Operator Spreading and the Emergence of Dissipative Hydrodynamics under Unitary Evolution with Conservation Laws

• Main Authors: Vedika Khemani, Ashvin Vishwanath, David A. Huse
• Format: Article
• Language: English
• Published: American Physical Society 2018-09-01
• Series: Physical Review X
• Online Access: http://doi.org/10.1103/PhysRevX.8.031057

We study the scrambling of local quantum information in chaotic many-body systems in the presence of a locally conserved quantity like charge or energy that moves diffusively. The interplay between conservation laws and scrambling sheds light on the mechanism by which unitary quantum dynamics, which is reversible, gives rise to diffusive hydrodynamics, which is a slow dissipative process. We obtain our results in a random quantum circuit model that is constrained to have a conservation law. We find that a generic spreading operator consists of two parts: (i) a conserved part which comprises the weight of the spreading operator on the local conserved densities, whose dynamics is described by diffusive charge spreading; this conserved part also acts as a source that steadily emits a flux of (ii) nonconserved operators. This emission leads to dissipation in the operator hydrodynamics, with the dissipative process being the slow conversion of operator weight from local conserved operators to nonconserved, at a rate set by the local diffusion current. The emitted nonconserved parts then spread ballistically at a butterfly speed, thus becoming highly nonlocal and, hence, essentially nonobservable, thereby acting as the “reservoir” that facilitates the dissipation.
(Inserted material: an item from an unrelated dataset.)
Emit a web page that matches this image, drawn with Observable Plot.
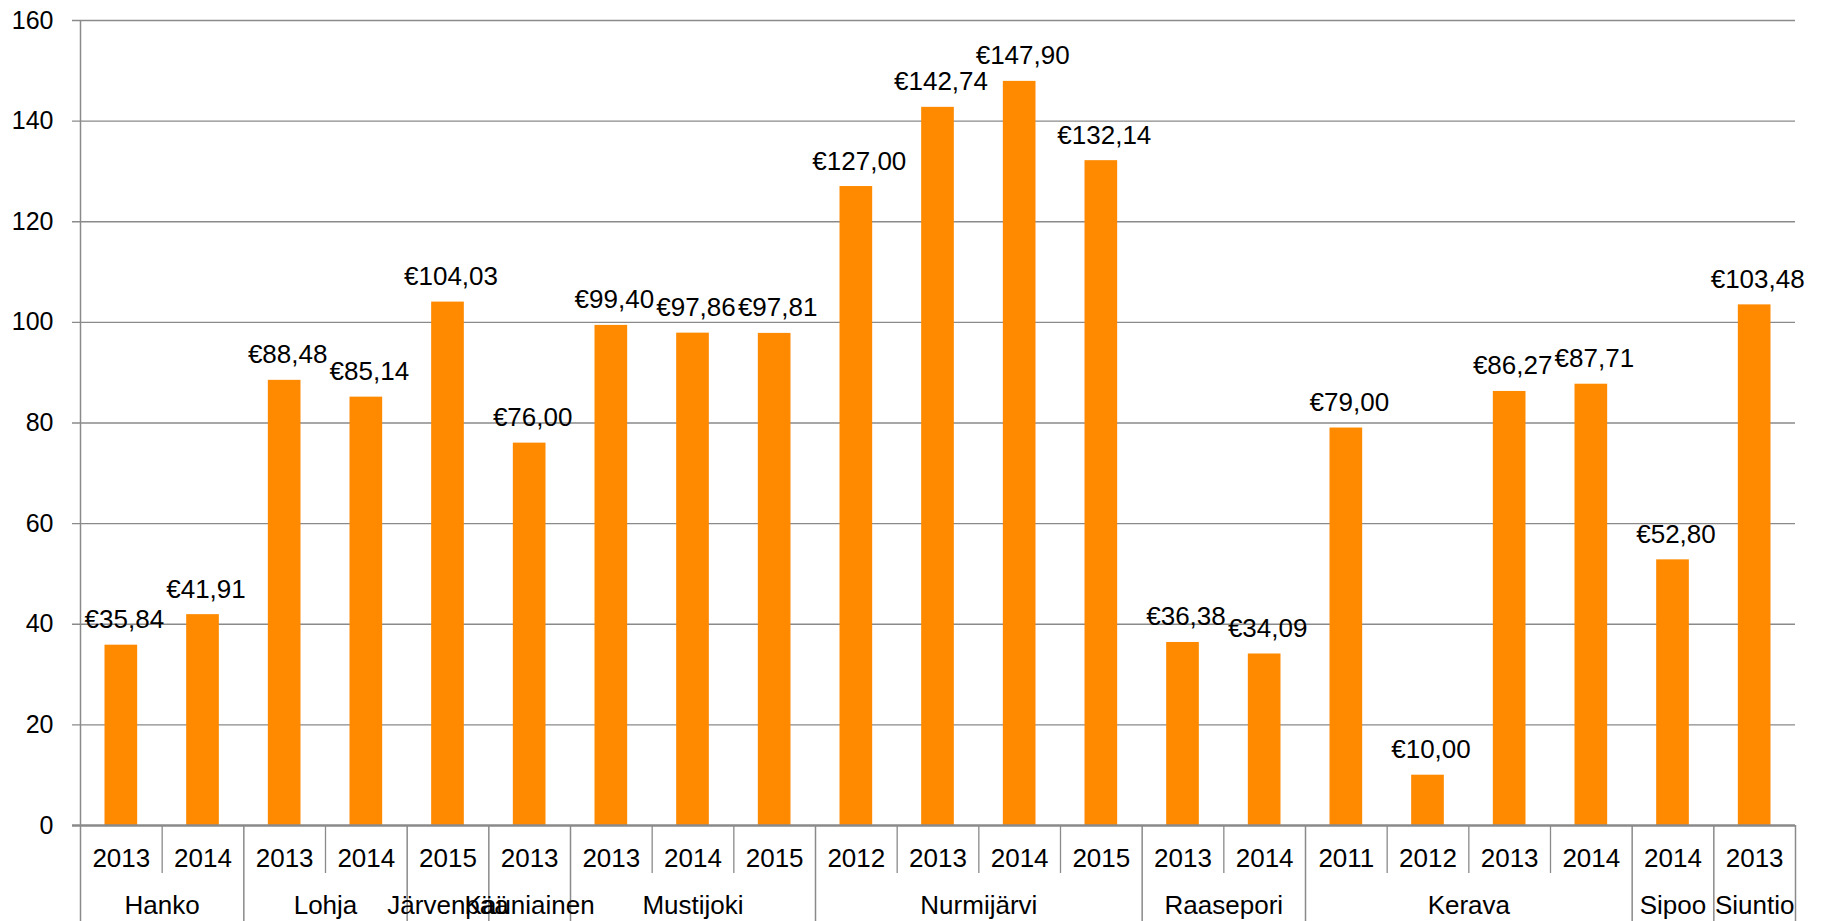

In addition, we find that the nonconserved component develops a power-law tail behind its leading ballistic front due to the slow dynamics of the conserved components. This implies that the out-of-time-order commutator between two initially separated operators grows sharply upon the arrival of the ballistic front, but, in contrast to systems with no conservation laws, it develops a diffusive tail and approaches its asymptotic late-time value only as a power of time instead of exponentially. We also derive these results within an effective hydrodynamic description which contains multiple coupled diffusion equations.